**SUPPLIED DATA:**
+-------+

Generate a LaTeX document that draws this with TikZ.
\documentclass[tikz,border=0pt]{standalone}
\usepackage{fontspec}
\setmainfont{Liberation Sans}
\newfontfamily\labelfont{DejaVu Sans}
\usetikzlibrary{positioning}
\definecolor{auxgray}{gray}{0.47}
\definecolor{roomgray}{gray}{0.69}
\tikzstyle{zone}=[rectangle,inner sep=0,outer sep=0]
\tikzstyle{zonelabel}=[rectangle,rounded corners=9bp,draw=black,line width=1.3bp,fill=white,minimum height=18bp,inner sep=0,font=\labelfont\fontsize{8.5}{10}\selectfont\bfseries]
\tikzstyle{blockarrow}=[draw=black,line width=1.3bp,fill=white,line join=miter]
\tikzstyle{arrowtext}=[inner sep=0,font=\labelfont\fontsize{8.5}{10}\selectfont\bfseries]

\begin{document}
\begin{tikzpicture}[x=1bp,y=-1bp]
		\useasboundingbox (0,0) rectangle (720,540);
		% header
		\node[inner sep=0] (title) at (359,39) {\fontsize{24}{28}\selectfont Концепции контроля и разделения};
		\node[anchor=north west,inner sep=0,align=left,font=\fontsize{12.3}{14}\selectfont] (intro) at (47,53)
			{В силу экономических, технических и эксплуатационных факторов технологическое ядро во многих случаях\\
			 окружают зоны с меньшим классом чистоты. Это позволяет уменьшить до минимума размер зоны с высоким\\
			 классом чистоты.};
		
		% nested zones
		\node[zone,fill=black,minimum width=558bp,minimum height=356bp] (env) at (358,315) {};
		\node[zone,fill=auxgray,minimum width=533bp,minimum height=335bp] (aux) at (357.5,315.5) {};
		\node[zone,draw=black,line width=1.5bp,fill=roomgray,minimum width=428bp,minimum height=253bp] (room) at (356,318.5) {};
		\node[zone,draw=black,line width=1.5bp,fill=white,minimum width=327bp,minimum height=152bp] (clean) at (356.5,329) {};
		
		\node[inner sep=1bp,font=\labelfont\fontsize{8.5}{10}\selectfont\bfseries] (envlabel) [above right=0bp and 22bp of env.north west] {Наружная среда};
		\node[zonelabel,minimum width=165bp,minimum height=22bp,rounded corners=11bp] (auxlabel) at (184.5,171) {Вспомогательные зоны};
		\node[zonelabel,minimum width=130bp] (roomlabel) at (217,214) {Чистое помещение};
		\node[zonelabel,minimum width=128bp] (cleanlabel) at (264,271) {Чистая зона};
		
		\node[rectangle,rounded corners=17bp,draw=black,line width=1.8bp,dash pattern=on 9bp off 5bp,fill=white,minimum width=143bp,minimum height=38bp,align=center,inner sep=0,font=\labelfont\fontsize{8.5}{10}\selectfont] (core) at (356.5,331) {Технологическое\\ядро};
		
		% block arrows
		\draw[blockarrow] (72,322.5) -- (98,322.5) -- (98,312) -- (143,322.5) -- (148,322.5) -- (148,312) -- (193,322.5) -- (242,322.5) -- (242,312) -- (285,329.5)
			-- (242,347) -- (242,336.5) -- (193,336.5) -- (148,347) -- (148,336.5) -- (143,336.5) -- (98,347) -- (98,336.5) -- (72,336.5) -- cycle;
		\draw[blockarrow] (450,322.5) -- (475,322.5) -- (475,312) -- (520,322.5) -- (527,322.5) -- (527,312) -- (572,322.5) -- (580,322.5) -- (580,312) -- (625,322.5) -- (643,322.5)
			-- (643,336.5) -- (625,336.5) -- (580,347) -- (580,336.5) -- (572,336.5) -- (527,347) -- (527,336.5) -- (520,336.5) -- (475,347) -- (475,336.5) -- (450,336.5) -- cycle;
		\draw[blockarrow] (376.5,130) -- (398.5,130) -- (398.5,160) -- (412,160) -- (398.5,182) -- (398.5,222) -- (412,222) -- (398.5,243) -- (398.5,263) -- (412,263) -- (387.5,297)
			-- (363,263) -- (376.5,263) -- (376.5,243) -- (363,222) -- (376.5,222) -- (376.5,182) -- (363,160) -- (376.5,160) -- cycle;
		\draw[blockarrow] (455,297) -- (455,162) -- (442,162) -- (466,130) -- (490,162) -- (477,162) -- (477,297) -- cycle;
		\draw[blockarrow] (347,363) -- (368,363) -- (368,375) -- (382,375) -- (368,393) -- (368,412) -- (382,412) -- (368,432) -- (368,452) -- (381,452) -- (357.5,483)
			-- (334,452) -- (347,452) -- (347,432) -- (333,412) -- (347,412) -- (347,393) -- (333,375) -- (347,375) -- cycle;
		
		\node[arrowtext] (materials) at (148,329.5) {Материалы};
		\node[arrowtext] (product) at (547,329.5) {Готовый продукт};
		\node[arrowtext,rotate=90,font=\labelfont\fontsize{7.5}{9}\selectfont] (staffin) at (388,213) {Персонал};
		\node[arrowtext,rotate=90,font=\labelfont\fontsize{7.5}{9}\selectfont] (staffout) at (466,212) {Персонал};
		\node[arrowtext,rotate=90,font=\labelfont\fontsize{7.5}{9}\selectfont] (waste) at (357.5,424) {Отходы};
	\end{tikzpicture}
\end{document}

+-------+

**AIM OF THE EXERCISE:**
Quote the whole listing above, leaving nothing out.

**FULL SOLUTION:**
Generate a LaTeX document that draws this with TikZ.
\documentclass[tikz,border=0pt]{standalone}
\usepackage{fontspec}
\setmainfont{Liberation Sans}
\newfontfamily\labelfont{DejaVu Sans}
\usetikzlibrary{positioning}
\definecolor{auxgray}{gray}{0.47}
\definecolor{roomgray}{gray}{0.69}
\tikzstyle{zone}=[rectangle,inner sep=0,outer sep=0]
\tikzstyle{zonelabel}=[rectangle,rounded corners=9bp,draw=black,line width=1.3bp,fill=white,minimum height=18bp,inner sep=0,font=\labelfont\fontsize{8.5}{10}\selectfont\bfseries]
\tikzstyle{blockarrow}=[draw=black,line width=1.3bp,fill=white,line join=miter]
\tikzstyle{arrowtext}=[inner sep=0,font=\labelfont\fontsize{8.5}{10}\selectfont\bfseries]

\begin{document}
\begin{tikzpicture}[x=1bp,y=-1bp]
		\useasboundingbox (0,0) rectangle (720,540);
		% header
		\node[inner sep=0] (title) at (359,39) {\fontsize{24}{28}\selectfont Концепции контроля и разделения};
		\node[anchor=north west,inner sep=0,align=left,font=\fontsize{12.3}{14}\selectfont] (intro) at (47,53)
			{В силу экономических, технических и эксплуатационных факторов технологическое ядро во многих случаях\\
			 окружают зоны с меньшим классом чистоты. Это позволяет уменьшить до минимума размер зоны с высоким\\
			 классом чистоты.};
		
		% nested zones
		\node[zone,fill=black,minimum width=558bp,minimum height=356bp] (env) at (358,315) {};
		\node[zone,fill=auxgray,minimum width=533bp,minimum height=335bp] (aux) at (357.5,315.5) {};
		\node[zone,draw=black,line width=1.5bp,fill=roomgray,minimum width=428bp,minimum height=253bp] (room) at (356,318.5) {};
		\node[zone,draw=black,line width=1.5bp,fill=white,minimum width=327bp,minimum height=152bp] (clean) at (356.5,329) {};
		
		\node[inner sep=1bp,font=\labelfont\fontsize{8.5}{10}\selectfont\bfseries] (envlabel) [above right=0bp and 22bp of env.north west] {Наружная среда};
		\node[zonelabel,minimum width=165bp,minimum height=22bp,rounded corners=11bp] (auxlabel) at (184.5,171) {Вспомогательные зоны};
		\node[zonelabel,minimum width=130bp] (roomlabel) at (217,214) {Чистое помещение};
		\node[zonelabel,minimum width=128bp] (cleanlabel) at (264,271) {Чистая зона};
		
		\node[rectangle,rounded corners=17bp,draw=black,line width=1.8bp,dash pattern=on 9bp off 5bp,fill=white,minimum width=143bp,minimum height=38bp,align=center,inner sep=0,font=\labelfont\fontsize{8.5}{10}\selectfont] (core) at (356.5,331) {Технологическое\\ядро};
		
		% block arrows
		\draw[blockarrow] (72,322.5) -- (98,322.5) -- (98,312) -- (143,322.5) -- (148,322.5) -- (148,312) -- (193,322.5) -- (242,322.5) -- (242,312) -- (285,329.5)
			-- (242,347) -- (242,336.5) -- (193,336.5) -- (148,347) -- (148,336.5) -- (143,336.5) -- (98,347) -- (98,336.5) -- (72,336.5) -- cycle;
		\draw[blockarrow] (450,322.5) -- (475,322.5) -- (475,312) -- (520,322.5) -- (527,322.5) -- (527,312) -- (572,322.5) -- (580,322.5) -- (580,312) -- (625,322.5) -- (643,322.5)
			-- (643,336.5) -- (625,336.5) -- (580,347) -- (580,336.5) -- (572,336.5) -- (527,347) -- (527,336.5) -- (520,336.5) -- (475,347) -- (475,336.5) -- (450,336.5) -- cycle;
		\draw[blockarrow] (376.5,130) -- (398.5,130) -- (398.5,160) -- (412,160) -- (398.5,182) -- (398.5,222) -- (412,222) -- (398.5,243) -- (398.5,263) -- (412,263) -- (387.5,297)
			-- (363,263) -- (376.5,263) -- (376.5,243) -- (363,222) -- (376.5,222) -- (376.5,182) -- (363,160) -- (376.5,160) -- cycle;
		\draw[blockarrow] (455,297) -- (455,162) -- (442,162) -- (466,130) -- (490,162) -- (477,162) -- (477,297) -- cycle;
		\draw[blockarrow] (347,363) -- (368,363) -- (368,375) -- (382,375) -- (368,393) -- (368,412) -- (382,412) -- (368,432) -- (368,452) -- (381,452) -- (357.5,483)
			-- (334,452) -- (347,452) -- (347,432) -- (333,412) -- (347,412) -- (347,393) -- (333,375) -- (347,375) -- cycle;
		
		\node[arrowtext] (materials) at (148,329.5) {Материалы};
		\node[arrowtext] (product) at (547,329.5) {Готовый продукт};
		\node[arrowtext,rotate=90,font=\labelfont\fontsize{7.5}{9}\selectfont] (staffin) at (388,213) {Персонал};
		\node[arrowtext,rotate=90,font=\labelfont\fontsize{7.5}{9}\selectfont] (staffout) at (466,212) {Персонал};
		\node[arrowtext,rotate=90,font=\labelfont\fontsize{7.5}{9}\selectfont] (waste) at (357.5,424) {Отходы};
	\end{tikzpicture}
\end{document}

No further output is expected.